Dataset content:
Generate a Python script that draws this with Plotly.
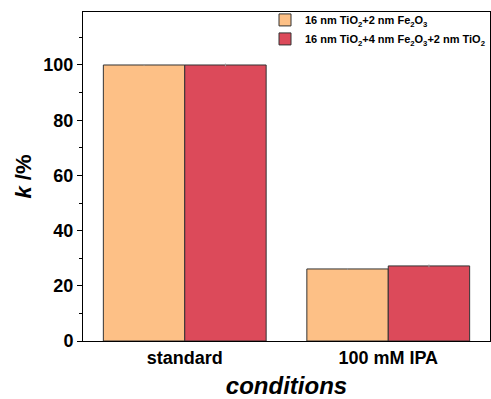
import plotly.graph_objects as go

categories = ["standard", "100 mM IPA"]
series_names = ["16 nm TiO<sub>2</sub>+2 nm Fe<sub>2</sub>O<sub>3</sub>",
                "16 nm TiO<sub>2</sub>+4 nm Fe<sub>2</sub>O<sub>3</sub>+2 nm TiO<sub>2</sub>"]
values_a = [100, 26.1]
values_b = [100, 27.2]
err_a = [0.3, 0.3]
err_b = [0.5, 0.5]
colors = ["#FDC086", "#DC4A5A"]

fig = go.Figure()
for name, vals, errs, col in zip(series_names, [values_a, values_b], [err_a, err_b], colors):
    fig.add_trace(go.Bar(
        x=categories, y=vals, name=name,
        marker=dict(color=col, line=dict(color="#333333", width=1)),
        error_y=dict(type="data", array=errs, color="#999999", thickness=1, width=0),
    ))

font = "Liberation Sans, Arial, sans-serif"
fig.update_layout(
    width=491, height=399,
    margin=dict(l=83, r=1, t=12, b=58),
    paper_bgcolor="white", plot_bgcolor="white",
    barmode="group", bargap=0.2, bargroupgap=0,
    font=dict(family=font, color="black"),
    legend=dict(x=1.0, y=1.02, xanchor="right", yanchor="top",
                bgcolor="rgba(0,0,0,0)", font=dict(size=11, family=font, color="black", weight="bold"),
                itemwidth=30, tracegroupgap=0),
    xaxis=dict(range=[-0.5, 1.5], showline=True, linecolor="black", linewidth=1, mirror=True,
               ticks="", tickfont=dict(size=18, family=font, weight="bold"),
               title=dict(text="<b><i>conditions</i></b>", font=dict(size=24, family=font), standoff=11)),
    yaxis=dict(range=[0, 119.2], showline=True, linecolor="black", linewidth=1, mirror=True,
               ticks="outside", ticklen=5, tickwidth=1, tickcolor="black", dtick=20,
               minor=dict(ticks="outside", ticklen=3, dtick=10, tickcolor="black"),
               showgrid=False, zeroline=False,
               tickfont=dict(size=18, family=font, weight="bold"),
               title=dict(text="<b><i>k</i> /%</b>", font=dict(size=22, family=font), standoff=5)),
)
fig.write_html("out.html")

Task to complete:
Transcribe the material as is, with images omitted.

Exercise result:
Generate a Python script that draws this with Plotly.
import plotly.graph_objects as go

categories = ["standard", "100 mM IPA"]
series_names = ["16 nm TiO<sub>2</sub>+2 nm Fe<sub>2</sub>O<sub>3</sub>",
                "16 nm TiO<sub>2</sub>+4 nm Fe<sub>2</sub>O<sub>3</sub>+2 nm TiO<sub>2</sub>"]
values_a = [100, 26.1]
values_b = [100, 27.2]
err_a = [0.3, 0.3]
err_b = [0.5, 0.5]
colors = ["#FDC086", "#DC4A5A"]

fig = go.Figure()
for name, vals, errs, col in zip(series_names, [values_a, values_b], [err_a, err_b], colors):
    fig.add_trace(go.Bar(
        x=categories, y=vals, name=name,
        marker=dict(color=col, line=dict(color="#333333", width=1)),
        error_y=dict(type="data", array=errs, color="#999999", thickness=1, width=0),
    ))

font = "Liberation Sans, Arial, sans-serif"
fig.update_layout(
    width=491, height=399,
    margin=dict(l=83, r=1, t=12, b=58),
    paper_bgcolor="white", plot_bgcolor="white",
    barmode="group", bargap=0.2, bargroupgap=0,
    font=dict(family=font, color="black"),
    legend=dict(x=1.0, y=1.02, xanchor="right", yanchor="top",
                bgcolor="rgba(0,0,0,0)", font=dict(size=11, family=font, color="black", weight="bold"),
                itemwidth=30, tracegroupgap=0),
    xaxis=dict(range=[-0.5, 1.5], showline=True, linecolor="black", linewidth=1, mirror=True,
               ticks="", tickfont=dict(size=18, family=font, weight="bold"),
               title=dict(text="<b><i>conditions</i></b>", font=dict(size=24, family=font), standoff=11)),
    yaxis=dict(range=[0, 119.2], showline=True, linecolor="black", linewidth=1, mirror=True,
               ticks="outside", ticklen=5, tickwidth=1, tickcolor="black", dtick=20,
               minor=dict(ticks="outside", ticklen=3, dtick=10, tickcolor="black"),
               showgrid=False, zeroline=False,
               tickfont=dict(size=18, family=font, weight="bold"),
               title=dict(text="<b><i>k</i> /%</b>", font=dict(size=22, family=font), standoff=5)),
)
fig.write_html("out.html")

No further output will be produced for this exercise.